DOXA Documentary Film Festival
Wintonick died in 2013 after a short illness. Soon after, Mira discovered a dusty old box of archival footage in the form of three-hundred videotapes collected from fifteen years of solo travel supposedly "looking for a utopia on earth". His longheld plan was for the material to be assembled into one last documentary spanning the time he spent away from his family, a few months a year, all over the world attending film festivals—she reluctantly co-starred in her father's road trip doc Pilgrimage in 2016.
As she tries to mold the pieces of her father's footage through her own deeply personal approach, Burt-Wintonick wonders why her father dedicated so much time throughout his life away from her searching for a place that, by definition, does not exist. During her investigation of his life and travels, she comes to terms with the unknowable parts of her father and his absence.

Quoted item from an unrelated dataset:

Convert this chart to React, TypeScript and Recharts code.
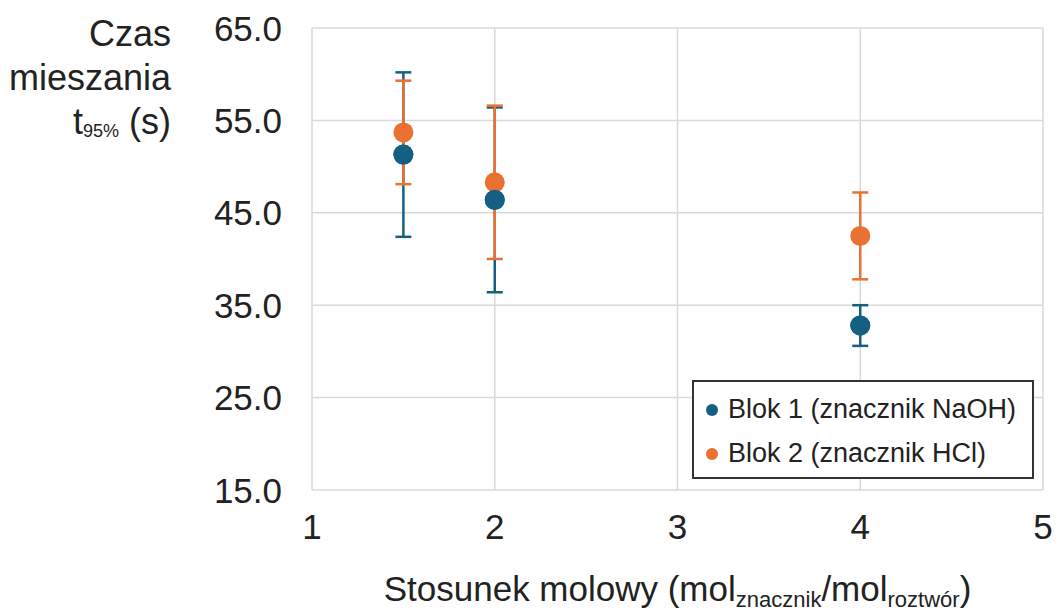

National Film Board of Canada / EyeSteelFilm
There's an obvious therapeutic quality to Wintopia's home video nature in addition to its artistic merit as Burt-Wintonick finishes her father's final film through his eyes but told firmly in her own voice and, in the process, extends her family's legacy. It's a reflection of a man's utopian ideals and a daughter's grief. By revisiting something old and making it new again from an unfinished project, the documentary becomes its own original work and is certainly a fitting remembrance of an artist and father by his daughter.
Wintopia screens virtually as the opening night film of the 2020 DOXA Documentary Film Festival online and is available to stream from June 18th to 26th (in BC only). A live moderated Q&A with Burt-Wintonick, filmmaker Nettie Wild, and news anchor Mike Killeen will also be available starting June 20th.